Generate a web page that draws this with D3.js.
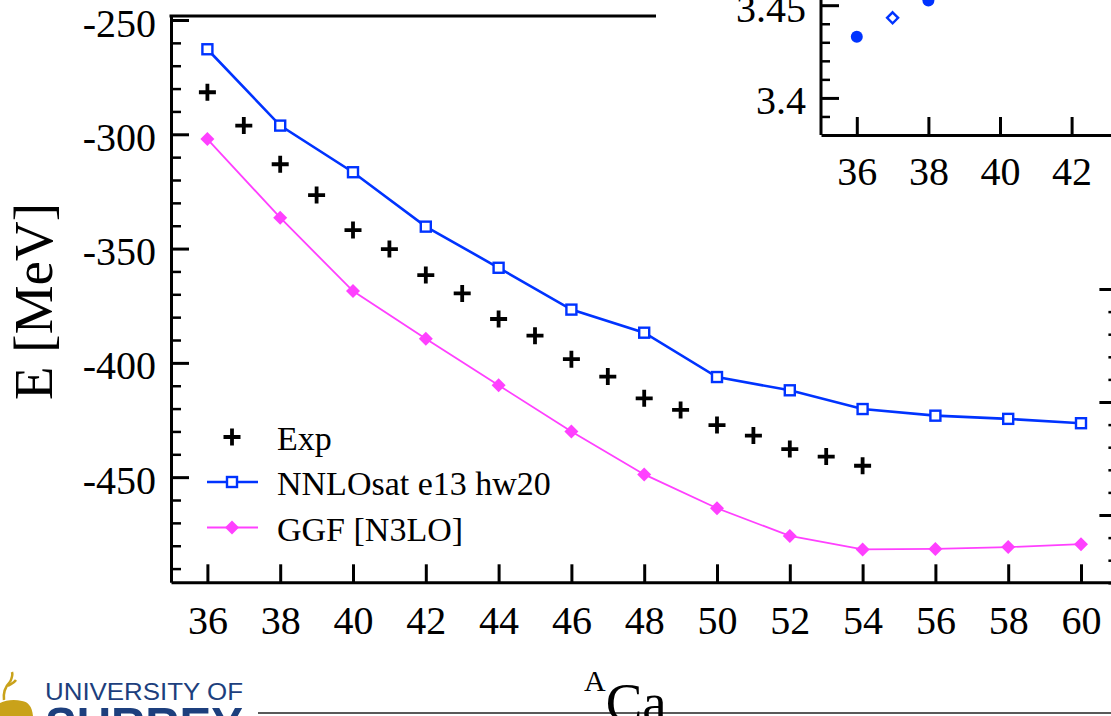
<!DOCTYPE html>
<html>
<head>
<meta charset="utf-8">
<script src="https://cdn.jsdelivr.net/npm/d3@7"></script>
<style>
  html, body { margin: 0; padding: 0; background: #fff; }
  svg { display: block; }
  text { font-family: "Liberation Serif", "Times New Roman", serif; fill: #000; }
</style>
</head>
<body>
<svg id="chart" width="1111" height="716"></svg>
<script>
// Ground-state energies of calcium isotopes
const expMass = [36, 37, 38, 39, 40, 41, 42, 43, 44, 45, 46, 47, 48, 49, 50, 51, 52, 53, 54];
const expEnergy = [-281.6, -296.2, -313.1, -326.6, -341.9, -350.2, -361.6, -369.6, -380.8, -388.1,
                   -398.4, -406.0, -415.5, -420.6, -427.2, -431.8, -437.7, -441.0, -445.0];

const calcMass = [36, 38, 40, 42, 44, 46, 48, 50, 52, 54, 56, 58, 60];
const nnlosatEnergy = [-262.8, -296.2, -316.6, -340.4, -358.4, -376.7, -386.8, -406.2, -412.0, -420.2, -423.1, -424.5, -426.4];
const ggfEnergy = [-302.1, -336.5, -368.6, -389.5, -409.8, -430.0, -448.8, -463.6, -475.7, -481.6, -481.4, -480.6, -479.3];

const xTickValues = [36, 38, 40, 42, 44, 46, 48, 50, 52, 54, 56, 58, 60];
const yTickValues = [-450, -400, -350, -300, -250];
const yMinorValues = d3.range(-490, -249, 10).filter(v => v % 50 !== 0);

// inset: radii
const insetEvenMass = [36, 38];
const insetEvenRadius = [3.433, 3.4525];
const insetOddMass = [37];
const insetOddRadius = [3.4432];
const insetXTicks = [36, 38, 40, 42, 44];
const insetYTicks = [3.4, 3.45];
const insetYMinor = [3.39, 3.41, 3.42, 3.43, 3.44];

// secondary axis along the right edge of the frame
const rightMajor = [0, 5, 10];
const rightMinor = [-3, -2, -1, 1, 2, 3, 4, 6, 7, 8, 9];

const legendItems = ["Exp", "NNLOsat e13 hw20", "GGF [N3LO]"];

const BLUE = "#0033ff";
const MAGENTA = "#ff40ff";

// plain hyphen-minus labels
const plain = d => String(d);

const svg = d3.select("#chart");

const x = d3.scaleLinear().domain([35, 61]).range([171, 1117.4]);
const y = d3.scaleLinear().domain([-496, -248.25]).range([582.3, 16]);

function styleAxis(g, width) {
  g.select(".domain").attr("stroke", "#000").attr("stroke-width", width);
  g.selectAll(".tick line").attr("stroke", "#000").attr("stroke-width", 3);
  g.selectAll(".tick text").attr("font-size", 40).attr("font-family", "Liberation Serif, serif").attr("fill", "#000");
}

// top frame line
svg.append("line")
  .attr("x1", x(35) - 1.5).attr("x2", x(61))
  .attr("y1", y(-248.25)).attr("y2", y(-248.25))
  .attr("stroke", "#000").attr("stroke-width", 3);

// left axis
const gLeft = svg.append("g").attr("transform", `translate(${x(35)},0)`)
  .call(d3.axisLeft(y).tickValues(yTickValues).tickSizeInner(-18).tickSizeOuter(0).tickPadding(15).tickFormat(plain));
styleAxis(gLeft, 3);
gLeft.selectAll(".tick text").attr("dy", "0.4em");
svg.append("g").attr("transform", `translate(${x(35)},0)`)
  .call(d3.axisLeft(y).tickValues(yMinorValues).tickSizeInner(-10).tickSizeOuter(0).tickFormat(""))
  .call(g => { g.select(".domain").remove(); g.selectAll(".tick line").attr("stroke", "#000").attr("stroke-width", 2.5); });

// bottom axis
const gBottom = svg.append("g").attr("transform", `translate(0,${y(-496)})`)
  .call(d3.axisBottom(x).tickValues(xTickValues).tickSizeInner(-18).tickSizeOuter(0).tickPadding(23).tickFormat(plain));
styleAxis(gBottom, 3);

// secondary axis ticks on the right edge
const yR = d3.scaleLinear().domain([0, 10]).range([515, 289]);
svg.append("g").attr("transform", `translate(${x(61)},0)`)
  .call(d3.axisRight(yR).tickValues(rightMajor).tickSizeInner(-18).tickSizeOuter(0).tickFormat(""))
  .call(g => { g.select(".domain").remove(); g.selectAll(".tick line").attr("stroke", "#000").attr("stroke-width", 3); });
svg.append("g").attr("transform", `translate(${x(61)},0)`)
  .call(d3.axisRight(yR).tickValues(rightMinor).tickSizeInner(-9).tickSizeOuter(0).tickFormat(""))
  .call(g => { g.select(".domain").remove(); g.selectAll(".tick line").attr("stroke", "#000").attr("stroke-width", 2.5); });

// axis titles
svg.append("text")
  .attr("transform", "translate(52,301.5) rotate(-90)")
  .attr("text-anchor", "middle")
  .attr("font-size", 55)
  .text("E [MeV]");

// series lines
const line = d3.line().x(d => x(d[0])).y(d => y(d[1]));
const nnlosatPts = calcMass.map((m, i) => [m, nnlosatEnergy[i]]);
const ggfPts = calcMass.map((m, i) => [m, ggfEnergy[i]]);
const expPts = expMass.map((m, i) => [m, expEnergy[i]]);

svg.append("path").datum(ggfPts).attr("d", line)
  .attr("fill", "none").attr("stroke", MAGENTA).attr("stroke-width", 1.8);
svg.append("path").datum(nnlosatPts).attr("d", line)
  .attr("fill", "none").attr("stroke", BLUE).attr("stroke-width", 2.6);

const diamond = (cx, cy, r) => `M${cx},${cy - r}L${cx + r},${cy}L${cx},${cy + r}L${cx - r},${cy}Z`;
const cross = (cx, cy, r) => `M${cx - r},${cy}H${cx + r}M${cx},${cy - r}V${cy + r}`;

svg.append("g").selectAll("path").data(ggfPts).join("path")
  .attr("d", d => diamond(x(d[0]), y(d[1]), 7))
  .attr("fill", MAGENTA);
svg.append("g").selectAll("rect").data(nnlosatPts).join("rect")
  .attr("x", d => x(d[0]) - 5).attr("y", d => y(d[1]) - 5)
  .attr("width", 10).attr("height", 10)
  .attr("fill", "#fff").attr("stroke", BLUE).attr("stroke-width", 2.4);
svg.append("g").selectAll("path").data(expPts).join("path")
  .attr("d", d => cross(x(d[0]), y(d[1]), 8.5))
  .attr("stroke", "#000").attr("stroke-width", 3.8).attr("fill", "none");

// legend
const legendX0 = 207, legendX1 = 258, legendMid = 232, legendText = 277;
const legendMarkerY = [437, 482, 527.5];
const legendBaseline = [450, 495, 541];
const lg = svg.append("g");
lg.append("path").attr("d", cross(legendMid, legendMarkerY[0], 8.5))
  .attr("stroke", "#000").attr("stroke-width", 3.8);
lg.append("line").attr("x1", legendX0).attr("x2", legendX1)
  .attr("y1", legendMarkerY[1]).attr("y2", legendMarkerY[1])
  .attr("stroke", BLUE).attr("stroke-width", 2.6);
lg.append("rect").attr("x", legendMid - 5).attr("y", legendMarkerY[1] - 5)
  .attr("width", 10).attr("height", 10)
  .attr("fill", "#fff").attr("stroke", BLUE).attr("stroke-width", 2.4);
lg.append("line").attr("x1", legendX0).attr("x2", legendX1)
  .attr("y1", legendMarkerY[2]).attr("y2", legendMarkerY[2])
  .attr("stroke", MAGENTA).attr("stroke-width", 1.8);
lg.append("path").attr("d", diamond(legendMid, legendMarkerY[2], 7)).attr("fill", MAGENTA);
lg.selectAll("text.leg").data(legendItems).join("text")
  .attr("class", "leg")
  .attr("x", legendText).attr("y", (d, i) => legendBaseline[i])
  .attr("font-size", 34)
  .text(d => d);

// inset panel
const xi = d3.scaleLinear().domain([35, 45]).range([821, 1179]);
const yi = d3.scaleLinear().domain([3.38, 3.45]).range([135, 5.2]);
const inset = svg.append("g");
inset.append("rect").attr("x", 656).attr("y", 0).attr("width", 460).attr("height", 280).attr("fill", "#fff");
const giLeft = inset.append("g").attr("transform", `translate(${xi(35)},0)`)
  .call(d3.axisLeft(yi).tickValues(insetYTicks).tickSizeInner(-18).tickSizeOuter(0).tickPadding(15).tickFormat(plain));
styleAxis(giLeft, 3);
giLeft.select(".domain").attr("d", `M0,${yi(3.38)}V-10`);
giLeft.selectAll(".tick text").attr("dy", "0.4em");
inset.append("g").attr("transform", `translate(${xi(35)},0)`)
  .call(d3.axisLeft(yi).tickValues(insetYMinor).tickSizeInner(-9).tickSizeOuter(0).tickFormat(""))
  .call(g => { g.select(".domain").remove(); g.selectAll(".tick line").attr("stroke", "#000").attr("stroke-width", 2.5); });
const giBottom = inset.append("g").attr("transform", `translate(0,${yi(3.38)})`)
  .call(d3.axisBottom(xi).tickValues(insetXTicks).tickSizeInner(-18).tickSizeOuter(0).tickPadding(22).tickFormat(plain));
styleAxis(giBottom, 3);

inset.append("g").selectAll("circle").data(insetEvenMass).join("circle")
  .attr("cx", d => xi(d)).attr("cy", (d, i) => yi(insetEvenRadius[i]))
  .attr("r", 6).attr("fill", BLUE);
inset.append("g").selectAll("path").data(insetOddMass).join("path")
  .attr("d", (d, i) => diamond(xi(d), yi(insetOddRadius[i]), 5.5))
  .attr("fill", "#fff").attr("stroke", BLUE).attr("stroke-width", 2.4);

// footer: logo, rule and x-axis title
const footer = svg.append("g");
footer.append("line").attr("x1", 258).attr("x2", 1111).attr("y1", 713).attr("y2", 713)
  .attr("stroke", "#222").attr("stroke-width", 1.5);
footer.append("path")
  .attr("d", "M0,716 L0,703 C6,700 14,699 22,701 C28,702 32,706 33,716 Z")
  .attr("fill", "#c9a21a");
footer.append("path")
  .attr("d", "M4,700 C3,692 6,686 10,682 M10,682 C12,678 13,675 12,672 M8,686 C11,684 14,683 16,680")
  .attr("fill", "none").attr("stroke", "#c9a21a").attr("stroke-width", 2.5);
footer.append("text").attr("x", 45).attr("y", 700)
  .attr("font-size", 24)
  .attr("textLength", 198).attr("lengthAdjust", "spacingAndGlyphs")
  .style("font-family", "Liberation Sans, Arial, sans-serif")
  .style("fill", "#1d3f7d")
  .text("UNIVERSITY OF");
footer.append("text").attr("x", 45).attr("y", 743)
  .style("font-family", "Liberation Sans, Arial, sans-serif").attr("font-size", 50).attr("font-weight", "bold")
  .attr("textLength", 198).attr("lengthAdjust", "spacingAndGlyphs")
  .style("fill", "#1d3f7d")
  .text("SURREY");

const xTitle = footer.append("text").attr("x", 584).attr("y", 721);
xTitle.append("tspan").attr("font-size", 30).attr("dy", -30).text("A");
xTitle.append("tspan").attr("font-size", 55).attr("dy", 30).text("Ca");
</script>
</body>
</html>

•••••

◆ AIM
Up to and including the line containing "-437.7, -441.0, -445.0];", repeat every line from the start of the data, but none of the pictures.

◆ EXERCISE RESULT
Generate a web page that draws this with D3.js.
<!DOCTYPE html>
<html>
<head>
<meta charset="utf-8">
<script src="https://cdn.jsdelivr.net/npm/d3@7"></script>
<style>
  html, body { margin: 0; padding: 0; background: #fff; }
  svg { display: block; }
  text { font-family: "Liberation Serif", "Times New Roman", serif; fill: #000; }
</style>
</head>
<body>
<svg id="chart" width="1111" height="716"></svg>
<script>
// Ground-state energies of calcium isotopes
const expMass = [36, 37, 38, 39, 40, 41, 42, 43, 44, 45, 46, 47, 48, 49, 50, 51, 52, 53, 54];
const expEnergy = [-281.6, -296.2, -313.1, -326.6, -341.9, -350.2, -361.6, -369.6, -380.8, -388.1,
                   -398.4, -406.0, -415.5, -420.6, -427.2, -431.8, -437.7, -441.0, -445.0];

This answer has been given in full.